Results of a broad survey of New Paltz parents and guardians reflect what has been said in public comment sessions: many people think it’s time to get their kids back in school buildings for most or all of the week. With those data in hand, Superintendent Angela Urbina-Medina announced that school officials will be phasing in more classroom time, starting the week of April 12. The transition will begin with Duzine Elementary School, which has the youngest students and then be expanded to older children from there. The weeks leading up to then will be used to finalize schedules, identify teachers for those students remaining home and doing a final reconfiguration of space over spring break.
As of the March 17 school board meeting, responses had been received for 1,574 out of 1,952 children. The rate of response was lower on behalf of high school students than for younger children. Most of the responses expressed a preference for four days of classroom instruction with no changes to the child’s schedule; a lesser number of parents signaled willingness to be flexible on the schedule, and just a small number want to keep their children learning entirely remotely. Urbina-Medina said that among the steps to prepare will be to identify teachers who would be willing to teach entirely remotely to accommodate those students, thus allowing their colleagues to focus entirely on planning for in-person lessons. Simultaneously teaching some students in the classroom and others virtually is not the original meaning of the term “hybrid learning,” which is supposed to combine the best parts of hands-on and online learning. What teachers are doing instead is essentially running twice as many classes.

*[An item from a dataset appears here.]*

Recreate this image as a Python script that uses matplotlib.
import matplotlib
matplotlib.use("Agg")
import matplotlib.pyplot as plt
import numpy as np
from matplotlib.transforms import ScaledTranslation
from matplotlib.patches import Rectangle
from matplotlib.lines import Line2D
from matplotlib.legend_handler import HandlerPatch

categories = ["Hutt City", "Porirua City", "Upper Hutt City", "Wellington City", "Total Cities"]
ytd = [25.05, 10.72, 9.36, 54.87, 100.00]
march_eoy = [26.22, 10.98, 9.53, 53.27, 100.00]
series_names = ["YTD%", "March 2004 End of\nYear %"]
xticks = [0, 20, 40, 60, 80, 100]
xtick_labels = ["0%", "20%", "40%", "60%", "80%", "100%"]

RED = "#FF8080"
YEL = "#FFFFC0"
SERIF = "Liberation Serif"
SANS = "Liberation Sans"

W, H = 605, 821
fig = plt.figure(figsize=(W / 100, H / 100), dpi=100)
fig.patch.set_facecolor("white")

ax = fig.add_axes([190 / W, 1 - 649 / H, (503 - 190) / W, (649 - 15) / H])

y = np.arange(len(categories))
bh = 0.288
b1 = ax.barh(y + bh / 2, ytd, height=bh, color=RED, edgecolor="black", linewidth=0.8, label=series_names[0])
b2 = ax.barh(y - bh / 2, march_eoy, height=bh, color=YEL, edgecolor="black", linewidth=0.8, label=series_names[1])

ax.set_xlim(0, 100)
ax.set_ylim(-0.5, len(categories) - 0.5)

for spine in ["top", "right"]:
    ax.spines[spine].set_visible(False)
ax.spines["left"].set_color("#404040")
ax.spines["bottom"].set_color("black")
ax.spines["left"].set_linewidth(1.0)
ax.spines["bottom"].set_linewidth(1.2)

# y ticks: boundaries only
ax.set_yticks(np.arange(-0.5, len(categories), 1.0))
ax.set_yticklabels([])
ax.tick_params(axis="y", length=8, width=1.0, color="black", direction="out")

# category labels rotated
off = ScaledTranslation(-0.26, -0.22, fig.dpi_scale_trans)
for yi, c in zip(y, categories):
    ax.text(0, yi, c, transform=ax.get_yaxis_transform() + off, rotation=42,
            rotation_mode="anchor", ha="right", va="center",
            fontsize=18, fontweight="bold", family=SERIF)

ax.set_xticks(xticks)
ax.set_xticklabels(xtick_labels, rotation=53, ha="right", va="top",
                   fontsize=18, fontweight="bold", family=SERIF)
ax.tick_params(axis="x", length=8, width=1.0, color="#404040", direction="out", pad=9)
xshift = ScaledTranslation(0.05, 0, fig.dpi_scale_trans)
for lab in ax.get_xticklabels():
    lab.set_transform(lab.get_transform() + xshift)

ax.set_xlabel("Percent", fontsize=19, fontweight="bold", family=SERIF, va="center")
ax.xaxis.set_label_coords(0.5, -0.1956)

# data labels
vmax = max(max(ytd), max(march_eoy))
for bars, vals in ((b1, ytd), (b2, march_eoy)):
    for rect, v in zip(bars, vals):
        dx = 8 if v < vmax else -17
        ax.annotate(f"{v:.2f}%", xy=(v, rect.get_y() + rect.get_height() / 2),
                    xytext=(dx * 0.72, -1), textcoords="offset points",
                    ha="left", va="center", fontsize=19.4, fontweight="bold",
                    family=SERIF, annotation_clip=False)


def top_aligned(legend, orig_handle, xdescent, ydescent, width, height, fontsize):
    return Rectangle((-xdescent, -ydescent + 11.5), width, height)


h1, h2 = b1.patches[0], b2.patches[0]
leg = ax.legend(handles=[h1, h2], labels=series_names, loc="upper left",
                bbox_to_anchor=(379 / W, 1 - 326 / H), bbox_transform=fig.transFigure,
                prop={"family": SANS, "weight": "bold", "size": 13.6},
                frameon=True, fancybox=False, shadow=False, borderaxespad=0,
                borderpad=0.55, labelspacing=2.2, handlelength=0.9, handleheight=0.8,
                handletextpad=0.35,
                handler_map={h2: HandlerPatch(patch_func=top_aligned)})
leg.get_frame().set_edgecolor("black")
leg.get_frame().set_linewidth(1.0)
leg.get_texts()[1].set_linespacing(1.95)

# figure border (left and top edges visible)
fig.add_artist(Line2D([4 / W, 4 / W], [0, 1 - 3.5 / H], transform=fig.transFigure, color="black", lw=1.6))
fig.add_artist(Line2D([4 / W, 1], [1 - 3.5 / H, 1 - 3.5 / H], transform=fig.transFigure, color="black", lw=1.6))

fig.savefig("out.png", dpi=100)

In the survey, parents expressed concerns about academic performance, as well as mental health, among their children. Most did not feel that remote learning was the best fit for their own kids and reported issues such as anxiety, emotional outbursts and isolation. The superintendent said that mental-health concerns would be shared with school counselors, and that efforts are being made to get everyone in the buildings whose parents desire it. Part of that process is identifying who didn’t turn in a survey and getting them to do so. Another part is to work out how to bolster academic support for all students through the end of this school year and into the next.
Urbina-Medina indicated that figuring out how to fit everyone in the buildings is still not a sure thing. More partitions and desks are being obtained, as well as picnic tables to be used as the weather warms. The more challenging aspects are not so much the classrooms as the eating spaces, as well as transportation. Given the reduced number of students that can be placed on a bus at one time, additional runs might be needed to cover all the stops.
More students in the classroom means that, should someone test positive, more people will have to be quarantined as a result. Urbina-Medina urged parents not to be complacent about potential exposure to this Coronavirus; anyone who is doubtful whether something should be reported is asked to contact the school nurse for guidance.